Gruber compared anyone who chooses to adopt a baby or to use a surrogate (again, it's unclear WTF he's prattling on about) to the plantation owners of the antebellum South.
So at 3:44pm, the self-proclaimed "proud Christian nationalist" posted:
"Those who buy babies would have bought [B]lacks. Both are justified based on the 'desires' & alleged 'rights' of rich elites. But in every case, innocent people are harmed and treated as property. Today’s gay’s were yesterday’s plantation owners. Make buying humans illegal again!"

Gruber's posts lacked the context to support any of his claims.

Was Gruber referring to the Civil War or the fight against Christian nationalist Nazis in WWII?


Gruber's strong anti-surrogacy, anti-adoption, pro-abortion stance was unusual for someone who proclaims himself to be pro-life.


Many were confused about what Gruber thought he was expounding on, since nothing was clearly explained.

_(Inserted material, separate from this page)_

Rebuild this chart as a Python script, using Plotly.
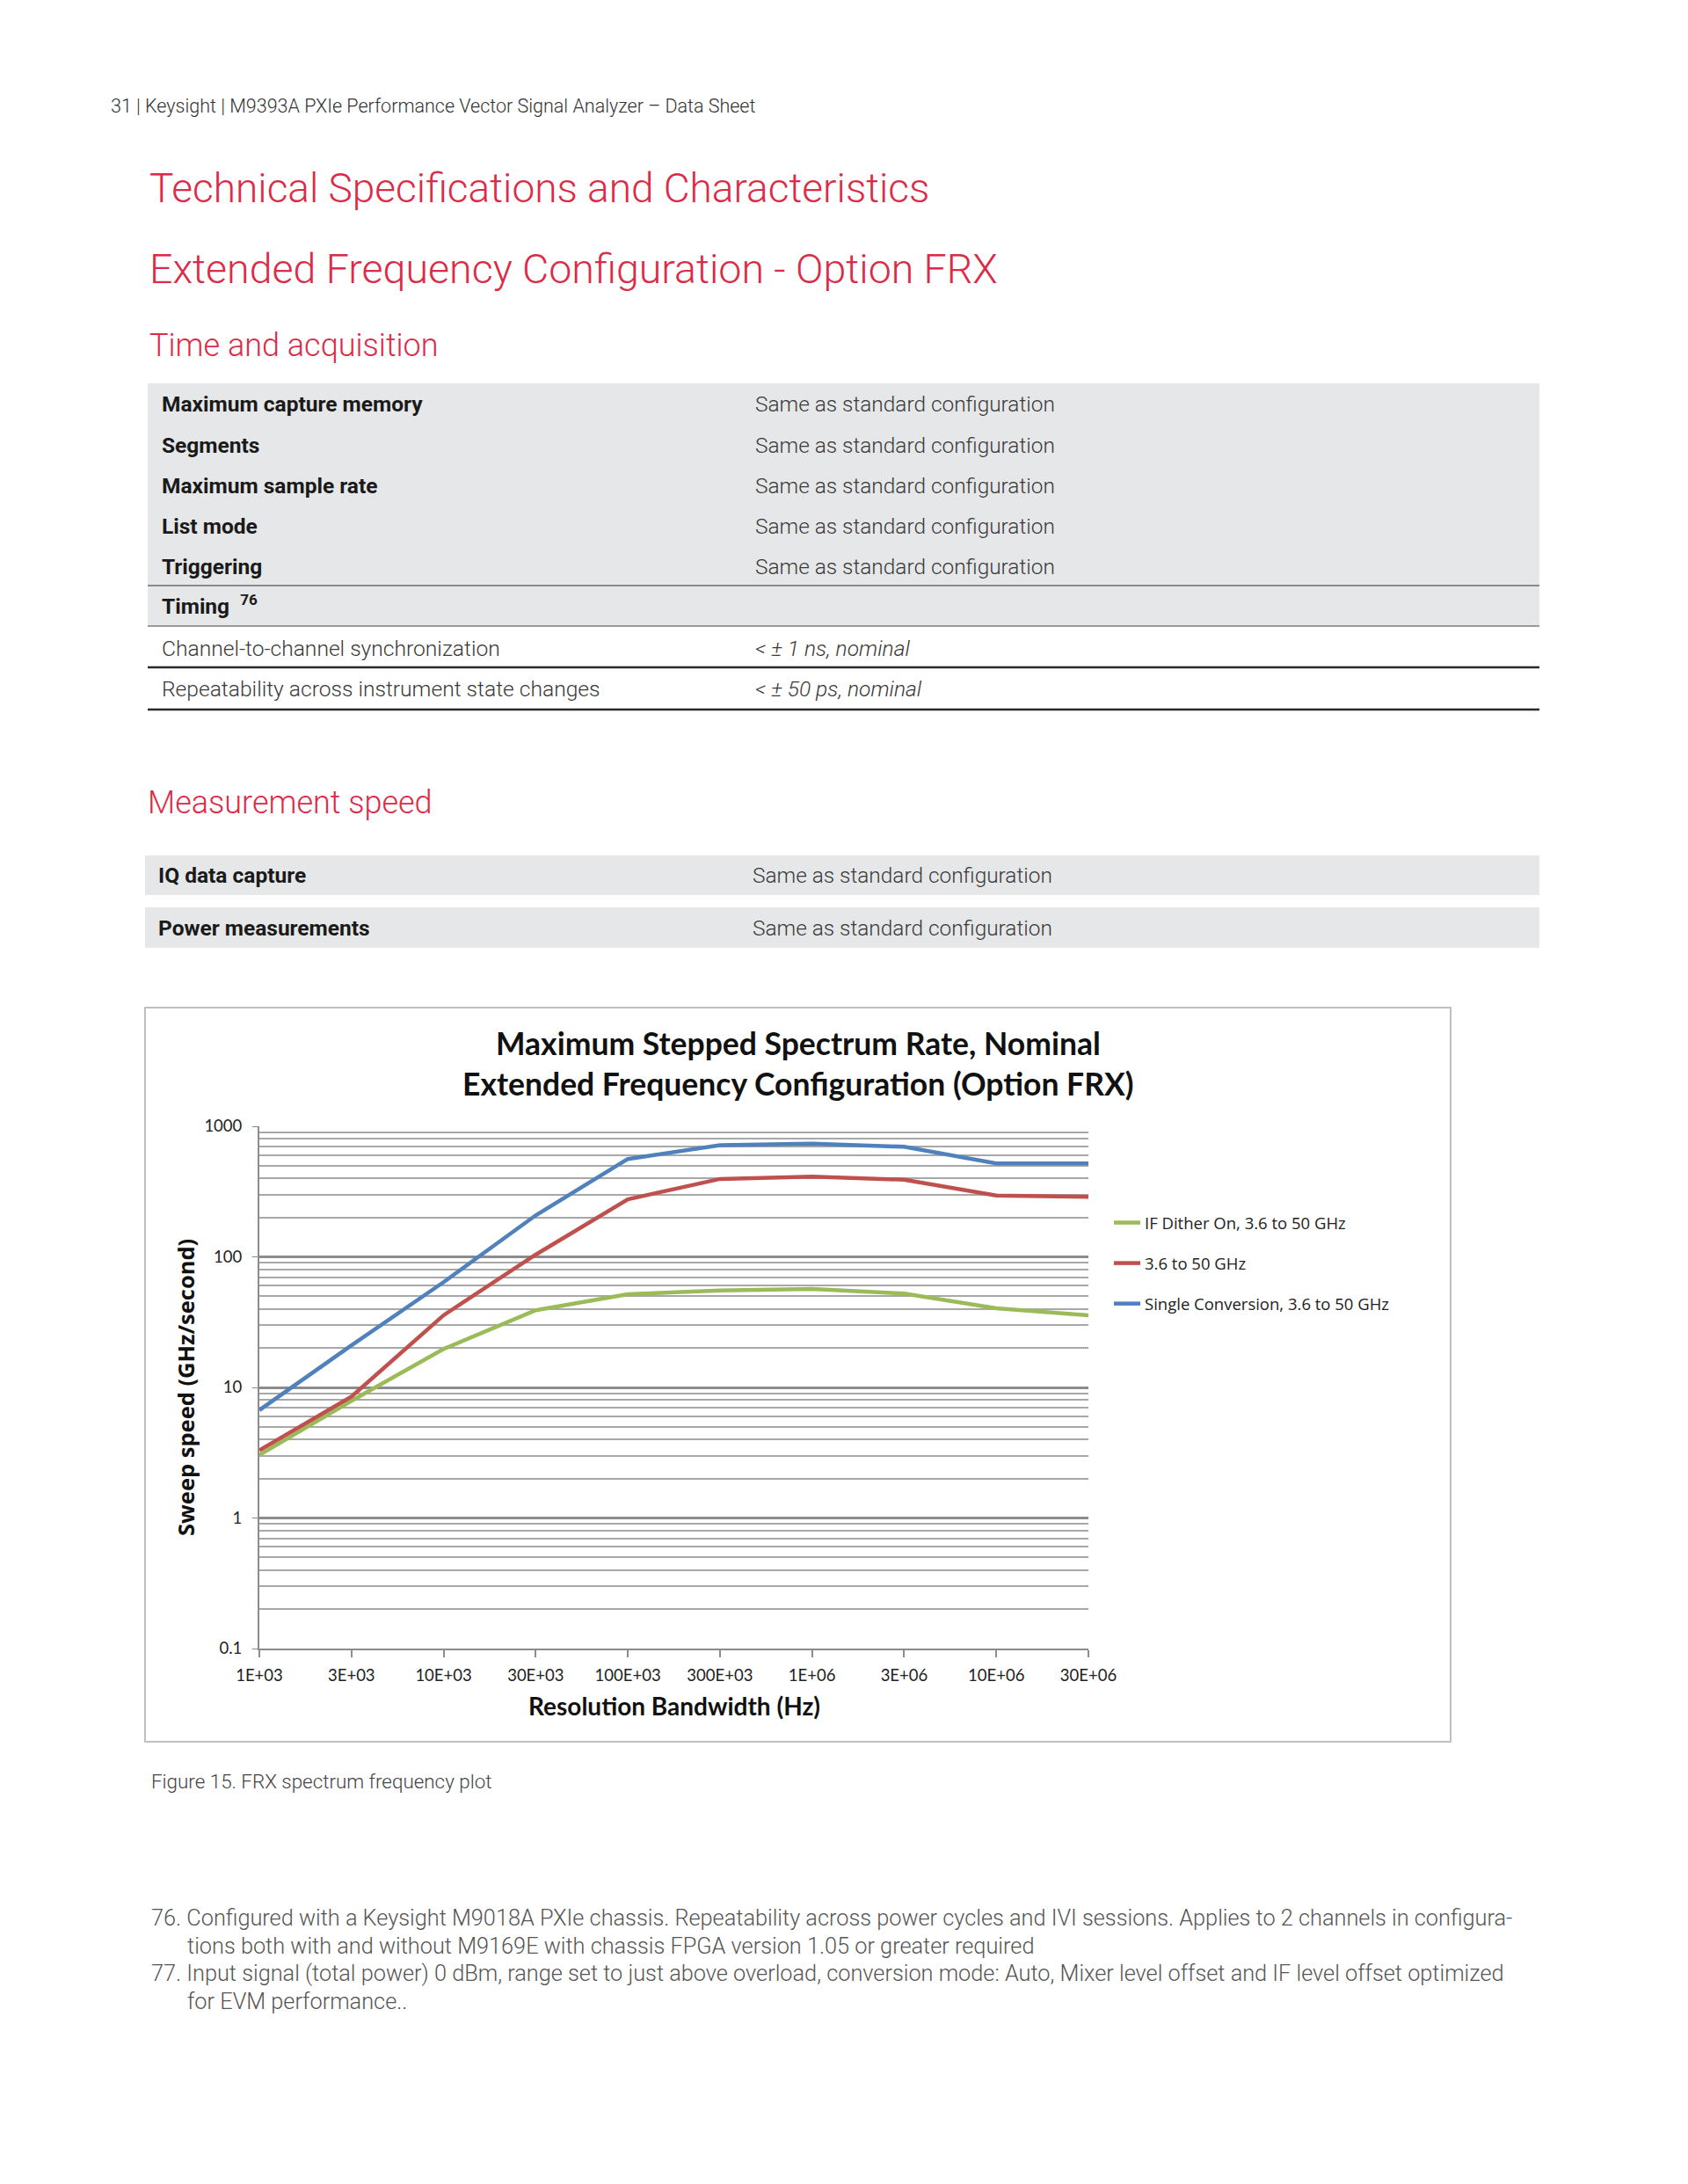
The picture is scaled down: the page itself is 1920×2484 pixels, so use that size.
import plotly.graph_objects as go

# ---------------- data ----------------
rbw_labels = ["1E+03", "3E+03", "10E+03", "30E+03", "100E+03",
              "300E+03", "1E+06", "3E+06", "10E+06", "30E+06"]
if_dither = [3.04, 7.9, 19.7, 39, 51.7, 55.3, 56.8, 52.3, 40.4, 35.7]
std_36_50 = [3.3, 8.5, 35.7, 104, 276, 395, 412, 390, 295, 288]
single_conv = [6.7, 21, 64, 208, 562, 716, 735, 697, 520, 520]
series_names = ["IF Dither On, 3.6 to 50 GHz", "3.6 to 50 GHz",
                "Single Conversion, 3.6 to 50 GHz"]
series_colors = ["#9BBB59", "#C0504D", "#4F81BD"]
y_tick_vals = [0.1, 1, 10, 100, 1000]
y_tick_text = ["0.1", "1", "10", "100", "1000"]

acq_labels = ["Maximum capture memory", "Segments", "Maximum sample rate",
              "List mode", "Triggering"]
acq_values = ["Same as standard configuration"] * 5
timing_labels = ["Channel-to-channel synchronization",
                 "Repeatability across instrument state changes"]
timing_values = ["&lt; ± 1 ns, nominal", "&lt; ± 50 ps, nominal"]
speed_labels = ["IQ data capture", "Power measurements"]
speed_values = ["Same as standard configuration"] * 2

# ---------------- page geometry ----------------
PAGE_W, PAGE_H = 1920, 2484
OFF = 8                       # default body margin of the html page
FW, FH = PAGE_W - 2 * OFF, PAGE_H - 2 * OFF
L, R, T, B = 295, 1238, 1281, 1875   # plot area in page pixels


def px(x):
    return (x - L) / (R - L)


def py(y):
    return (B - y) / (B - T)


RED = "#DC2A47"
BODY = "Roboto"
LIGHT = "Roboto Light"
CHART = "Lato"

fig = go.Figure()

for name, vals, col in zip(series_names, [if_dither, std_36_50, single_conv], series_colors):
    fig.add_trace(go.Scatter(
        x=rbw_labels, y=vals, mode="lines", name=name,
        legendgroup=name,
        line=dict(color=col, width=4.5),
        hoverinfo="x+y+name",
    ))

shapes = []
ann = []


def text(x, y, s, size, color="#333", family=BODY, xanchor="left",
         yanchor="middle", **kw):
    ann.append(dict(x=px(x), y=py(y), xref="paper", yref="paper", text=s,
                    showarrow=False, xanchor=xanchor, yanchor=yanchor,
                    font=dict(size=size, color=color, family=family), **kw))


def rect(x0, y0, x1, y1, fill, line=None, lw=0):
    shapes.append(dict(type="rect", xref="paper", yref="paper",
                       x0=px(x0), x1=px(x1), y0=py(y0), y1=py(y1),
                       fillcolor=fill, line=dict(width=lw, color=line or fill),
                       layer="below"))


def hline(x0, x1, y, color, w):
    shapes.append(dict(type="line", xref="paper", yref="paper",
                       x0=px(x0), x1=px(x1), y0=py(y), y1=py(y),
                       line=dict(color=color, width=w), layer="below"))


# header
text(124, 120, "31 | Keysight | M9393A PXIe Performance Vector Signal Analyzer – Data Sheet",
     21.5, "#333", family=LIGHT)
text(168, 214, "Technical Specifications and Characteristics", 46, RED, family=LIGHT)
text(168, 306, "Extended Frequency Configuration - Option FRX", 46.5, RED, family=LIGHT)
text(168, 393, "Time and acquisition", 36, RED, family=LIGHT)

# table 1
TX0, TX1 = 168, 1751
rect(TX0, 436, TX1, 712, "#E6E7E8")
hline(TX0, TX1, 666, "#8a8a8a", 2)
hline(TX0, TX1, 712, "#9a9a9a", 2)
hline(TX0, TX1, 759, "#2a2a2a", 2.5)
hline(TX0, TX1, 807, "#2a2a2a", 2.5)
row_y = [460, 506, 552, 598, 644]
for lab, val, y in zip(acq_labels, acq_values, row_y):
    text(182, y, "<b>" + lab + "</b>", 24.5, "#1a1a1a")
    text(857, y, val, 24.4, "#3a3a3a", family=LIGHT)
text(182, 688, "<b>Timing  </b><sup><b>76</b></sup>", 24.5, "#1a1a1a")
for lab, val, y in zip(timing_labels, timing_values, [737, 783]):
    text(182, y, lab, 24.6, "#3a3a3a", family=LIGHT)
    text(857, y, "<i>" + val + "</i>", 24.6, "#3a3a3a", family=LIGHT)

# measurement speed
text(166, 913, "Measurement speed", 36, RED, family=LIGHT)
for lab, val, (y0, y1) in zip(speed_labels, speed_values, [(973, 1018), (1032, 1078)]):
    rect(165, y0, TX1, y1, "#E6E7E8")
    yc = (y0 + y1) / 2
    text(178, yc, "<b>" + lab + "</b>", 24.5, "#1a1a1a")
    text(854, yc, val, 24.4, "#3a3a3a", family=LIGHT)

# chart frame
rect(165, 1146, 1650, 1981, "rgba(0,0,0,0)", line="#BFBFBF", lw=2)
text(908, 1186, "<b>Maximum Stepped Spectrum Rate, Nominal</b>", 35.5, "#111", family=CHART,
     xanchor="center")
text(908, 1232, "<b>Extended Frequency Configuration (Option FRX)</b>", 35.5, "#111", family=CHART,
     xanchor="center")
text((L + R) / 2, 1940, "<b>Resolution Bandwidth (Hz)</b>", 28, "#111", family=CHART,
     xanchor="center")
ann.append(dict(x=px(211), y=py((T + B) / 2), xref="paper", yref="paper",
                text="<b>Sweep speed (GHz/second)</b>", textangle=-90, showarrow=False,
                xanchor="center", yanchor="middle",
                font=dict(size=25.5, color="#111", family="Open Sans")))

# caption + footnotes
text(170, 2026, "Figure 15. FRX spectrum frequency plot", 22.4, "#444", family=LIGHT)
FN = 25.3
text(170, 2181, "76. Configured with a Keysight M9018A PXIe chassis. Repeatability across power cycles and IVI sessions. Applies to 2 channels in configura-",
     FN, "#555", family=LIGHT)
text(211, 2213, "tions both with and without M9169E with chassis FPGA version 1.05 or greater required",
     FN, "#555", family=LIGHT)
text(170, 2244, "77. Input signal (total power) 0 dBm, range set to just above overload, conversion mode: Auto, Mixer level offset and IF level offset optimized",
     FN, "#555", family=LIGHT)
text(211, 2276, "for EVM performance..", FN, "#555", family=LIGHT)

fig.update_layout(
    width=FW, height=FH,
    margin=dict(l=L - OFF, r=FW - (R - OFF), t=T - OFF, b=FH - (B - OFF), autoexpand=False),
    paper_bgcolor="white", plot_bgcolor="white",
    showlegend=True,
    legend=dict(x=px(1262), y=py(1372), xanchor="left", yanchor="top",
                traceorder="grouped", tracegroupgap=19,
                font=dict(size=18.5, family="Open Sans", color="#222"),
                bgcolor="rgba(0,0,0,0)", itemwidth=30),
    shapes=shapes, annotations=ann,
    xaxis=dict(type="category", range=[0, len(rbw_labels) - 1],
               showgrid=False, showline=True, linecolor="#8c8c8c", linewidth=2,
               ticks="outside", ticklen=8, tickcolor="#8c8c8c", tickwidth=1.5,
               tickfont=dict(size=18.5, family=CHART, color="#222"),
               ticklabelstandoff=5, zeroline=False),
    yaxis=dict(type="log", range=[-1, 3], tickvals=y_tick_vals, ticktext=y_tick_text,
               showgrid=True, gridcolor="#8c8c8c", gridwidth=2.5,
               showline=True, linecolor="#8c8c8c", linewidth=2,
               ticks="outside", ticklen=6, tickcolor="#8c8c8c",
               tickfont=dict(size=18.5, family=CHART, color="#222"),
               ticklabelstandoff=8, zeroline=False,
               minor=dict(showgrid=True, dtick="D1", gridcolor="#A8A8A8", gridwidth=2,
                          ticks="")),
)

fig.write_html("out.html")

Between 106,000 and 120,000 children are adopted in the United States each year. Of those, only about 35,000 involve same-sex couples.
Between 2,000 and 4,000 babies are born via surrogacy in the U.S. each year, but because of the nature of surrogacy, the sexuality of the parents isn't tracked.
Surrogacy is banned in eleven countries in Europe, three countries in Asia, and restricted to heavily regulated altruistic surrogacy in the states of Nebraska and Louisiana and the countries of Australia and New Zealand.
But surrogacy is still chosen as an alternative path to parenthood by people across the globe, requiring some people to travel to another state or country to become parents.
Statistics on U.S. surrogate births don't show how many are for people who live outside the country, nor the sexualities of the parents.